O Frágil abriu portas, faz agora 40 anos (motivo desta modesta homenagem). Foi em 1982, sete anos depois da Revolução política que permitiu todas as liberdades, inclusive a dos “costumes”. Contudo, antes do 25 de Abril já existiam “boites”, algumas das quais continuaram a fazer sucesso por mais umas décadas.
Assim, numa rápida saída noturna que não pretende ser exaustiva, o conceito de discoteca, isto é, uma sala para se dançar sem orquestra, apenas ao som de discos, entre nós, nasceu em 1962, com o Caixote, atrás do cinema São José, em Cascais. A partir daí espalharam-se pela “linha” de Cascais: a Ronda, por cima da bomba de gasolina no Monte Estoril, e a maior das maiores, o “2001”, no Autódromo do Estoril. Em Lisboa, a movida passava pelo Ad Lib, no topo de um prédio na Rua Barata Salgueiro e o Vão Gogo, cingindo-nos apenas às mais badaladas.
Na sociedade do antigamente, com uma vincada separação de classes, quem ia a estes sítios eram os meninos da classe média que estudavam subsidiados pelos pais (os quais iam a boites doutro género, com orquestra, como o Wonder Bar do Casino Estoril ou a Choupana).
Fast forward para o pós-25 de Abril. A noite democratizou-se e a distinção de classes foi substituída pelos locais destinados aos mais velhos (os betos e as tias), saudosos das noites de bebedeira e despreocupação, e os sítios frequentados pelos mais novos, menos ralados com nomes de família e mais focados no estilo em voga. Nessa linha, nas décadas de 80-90, havia casas divertidas como o Trumps, o Kremlin e o Plateau. O termo casa de diversão noturna, assenta-lhes na perfeição, se considerado literalmente. Nem todos frequentavam todas as discotecas, a seleção fazia-se gosto musical, mais do que pela clientela. Talvez a mais fantástica dessas casas fosse o Alcantâra-Mar, uma discoteca grande, restaurante e bar, situada em Alcântara (perto de onde está agora a LX-Factory), em Lisboa.
Com o aparecimento do rock português, surgiram também os seus lugares de preferência, cujo ícon incontornável era o Rock Rendez-Vous (1980), dos Xutos & Pontapés. Aí, a música celebrava-se ao vivo, como acontecia esporadicamente nas casas “generalistas” com dimensões para uma banda atuar em palco, como o Alcântara-Mar.
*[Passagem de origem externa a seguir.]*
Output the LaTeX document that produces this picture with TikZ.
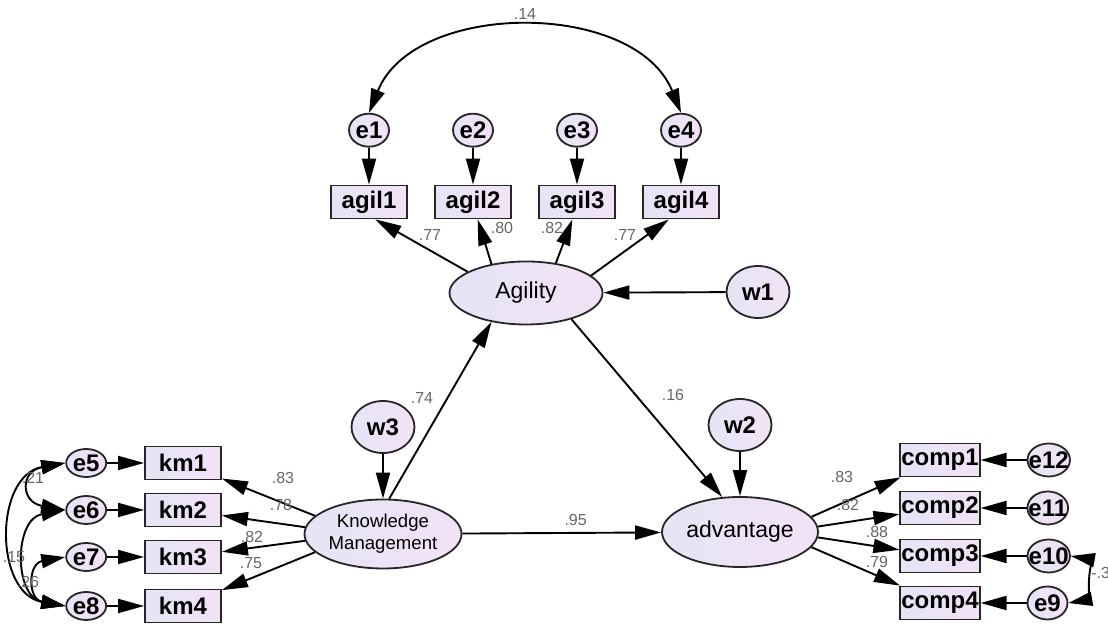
\documentclass[tikz,border=0pt]{standalone}
\usepackage{fontspec}
\setmainfont{Liberation Sans}
\usetikzlibrary{shapes.geometric, arrows.meta}
\usetikzlibrary{positioning}
\definecolor{lavL}{RGB}{228,229,246}
\definecolor{lavR}{RGB}{243,226,246}
\tikzstyle{obs} = [rectangle, draw=black!85, line width=0.9pt, left color=lavL, right color=lavR, minimum width=38pt, minimum height=16.5pt, inner sep=0.5pt, font=\bfseries\fontsize{12}{14}\selectfont]
\tikzstyle{lat} = [ellipse, draw=black!85, line width=0.9pt, left color=lavL, right color=lavR, inner sep=0pt, font=\fontsize{11.5}{13}\selectfont]
\tikzstyle{dist} = [lat, minimum width=31.5pt, minimum height=26pt, font=\bfseries\fontsize{12}{14}\selectfont]
\tikzstyle{err} = [ellipse, draw=black!85, line width=0.9pt, left color=lavL, right color=lavR, inner sep=-2.5pt, minimum width=20pt, minimum height=16.5pt, font=\bfseries\fontsize{12}{14}\selectfont]
\tikzstyle{arrow} = [line width=0.95pt, ->, >={Triangle[length=13pt, width=7pt]}]
\tikzstyle{cov} = [line width=0.95pt, <->, >={Triangle[length=12pt, width=7pt]}]
\tikzstyle{coef} = [inner sep=0pt, text=black!60, font=\fontsize{8}{9}\selectfont]

\begin{document}
\begin{tikzpicture}[x=0.5pt, y=0.5pt]
\useasboundingbox (0,0) rectangle (1108,630);

% agility block
\node (Agility) [lat, minimum width=76.5pt, minimum height=31.5pt] at (526,337) {Agility};
\node (w1) [dist] at (758,338) {w1};
\node (agil1) [obs] at (369,428) {agil1};
\node (agil2) [obs] at (473,428) {agil2};
\node (agil3) [obs] at (577,428) {agil3};
\node (agil4) [obs] at (681,428) {agil4};
\node (e1) [err, above=18.5pt of agil1] {e1};
\node (e2) [err, above=18.5pt of agil2] {e2};
\node (e3) [err, above=18.5pt of agil3] {e3};
\node (e4) [err, above=18.5pt of agil4] {e4};

% knowledge management block
\node (KM) [lat, minimum width=78.5pt, minimum height=34.5pt, align=center, font=\fontsize{9.3}{11}\selectfont] at (383,96) {Knowledge\\Management};
\node (w3) [dist] at (383,203) {w3};
\node (km1) [obs] at (183,167) {km1};
\node (km2) [obs] at (183,120) {km2};
\node (km3) [obs] at (183,73) {km3};
\node (km4) [obs] at (183,24) {km4};
\node (e5) [err, minimum height=14pt, left=18.5pt of km1] {e5};
\node (e6) [err, minimum height=14pt, left=18.5pt of km2] {e6};
\node (e7) [err, minimum height=14pt, left=18.5pt of km3] {e7};
\node (e8) [err, minimum height=14pt, left=18.5pt of km4] {e8};

% advantage block
\node (advantage) [lat, minimum width=78pt, minimum height=35pt] at (740,98) {advantage};
\node (w2) [dist] at (740,205) {w2};
\node (comp1) [obs] at (940,170) {comp1};
\node (comp2) [obs] at (940,122) {comp2};
\node (comp3) [obs] at (940,74) {comp3};
\node (comp4) [obs] at (940,27) {comp4};
\node (e12) [err, right=23pt of comp1] {e12};
\node (e11) [err, right=23pt of comp2] {e11};
\node (e10) [err, right=23pt of comp3] {e10};
\node (e9) [err, right=23pt of comp4] {e9};

% paths
\draw [arrow] (e1) -- (agil1);
\draw [arrow] (e2) -- (agil2);
\draw [arrow] (e3) -- (agil3);
\draw [arrow] (e4) -- (agil4);
\draw [arrow] (Agility.160) -- (agil1.290);
\draw [arrow] (Agility.140) -- (agil2.285);
\draw [arrow] (Agility.45) -- (agil3.255);
\draw [arrow] (Agility.15) -- (agil4.235);
\draw [arrow] (w1) -- (Agility);
\draw [arrow] (KM.80) -- (Agility.220);
\draw [arrow] (Agility.-30) -- (advantage.117);
\draw [arrow] (w3) -- (KM);
\draw [arrow] (w2) -- (advantage);
\draw [arrow] (KM) -- node[coef, pos=0.57, above=3pt] {.95} (advantage);

\draw [arrow] (KM.165) -- (km1);
\draw [arrow] (KM.175) -- (km2);
\draw [arrow] (KM.185) -- (km3);
\draw [arrow] (KM.195) -- (km4);
\draw [arrow] (e5) -- (km1);
\draw [arrow] (e6) -- (km2);
\draw [arrow] (e7) -- (km3);
\draw [arrow] (e8) -- (km4);

\draw [arrow] (advantage.12) -- (comp1);
\draw [arrow] (advantage.4) -- (comp2);
\draw [arrow] (advantage.-4) -- (comp3);
\draw [arrow] (advantage.-12) -- (comp4);
\draw [arrow] (e12) -- (comp1);
\draw [arrow] (e11) -- (comp2);
\draw [arrow] (e10) -- (comp3);
\draw [arrow] (e9) -- (comp4);

% covariances
\draw [cov] (e1.north) to[bend left=68] node[coef, above=4pt] {.14} (e4.north);
\draw [cov] (e5.west) to[out=190, in=170, looseness=2.5] (e6.west);
\draw [cov] (e5.west) to[out=190, in=170, looseness=1.3] (e8.west);
\draw [cov] (e6.west) to[out=190, in=170, looseness=1.4] (e8.west);
\draw [cov] (e7.west) to[out=190, in=170, looseness=2] (e8.west);
\draw [cov] (e10.east) to[out=-10, in=10, looseness=1] (e9.east);

% coefficients
\node (l1) [coef] at (430,395) {.77};
\node (l2) [coef] at (502,402) {.80};
\node (l3) [coef] at (552,402) {.82};
\node (l4) [coef] at (625,395) {.77};
\node (l5) [coef] at (422,232) {.74};
\node (l6) [coef] at (673,235) {.16};
\node (l7) [coef] at (283,152) {.83};
\node (l8) [coef] at (281,125) {.78};
\node (l9) [coef] at (252,93) {.82};
\node (l10) [coef] at (251,67) {.75};
\node (l11) [coef] at (842,153) {.83};
\node (l12) [coef] at (848,125) {.82};
\node (l13) [coef] at (877,98) {.88};
\node (l14) [coef] at (877,68) {.79};
\node (l15) [coef] at (33,152) {.21};
\node (l16) [coef] at (14,73) {.15};
\node (l17) [coef] at (28,48) {.26};
\node (l18) [coef, anchor=west] at (1091,57) {-.3};

\end{tikzpicture}
\end{document}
Em junho de 1982 inaugura o Frágil, numa esquina da Rua da Atalaia, ao Bairro Alto, onde existira uma padaria. Estilo minimalista, sem decoração que se definisse – aproveitando aliás, os azulejos e o forno – com uma porta de entrada discreta e o DJ pendurado num balcão por cima do bar. Porque é que este cochicho se tornou algo de muito diferente e muito maior do que os inúmeros bares, boites, discotecas ou casas noturnas que começaram a despontar na altura?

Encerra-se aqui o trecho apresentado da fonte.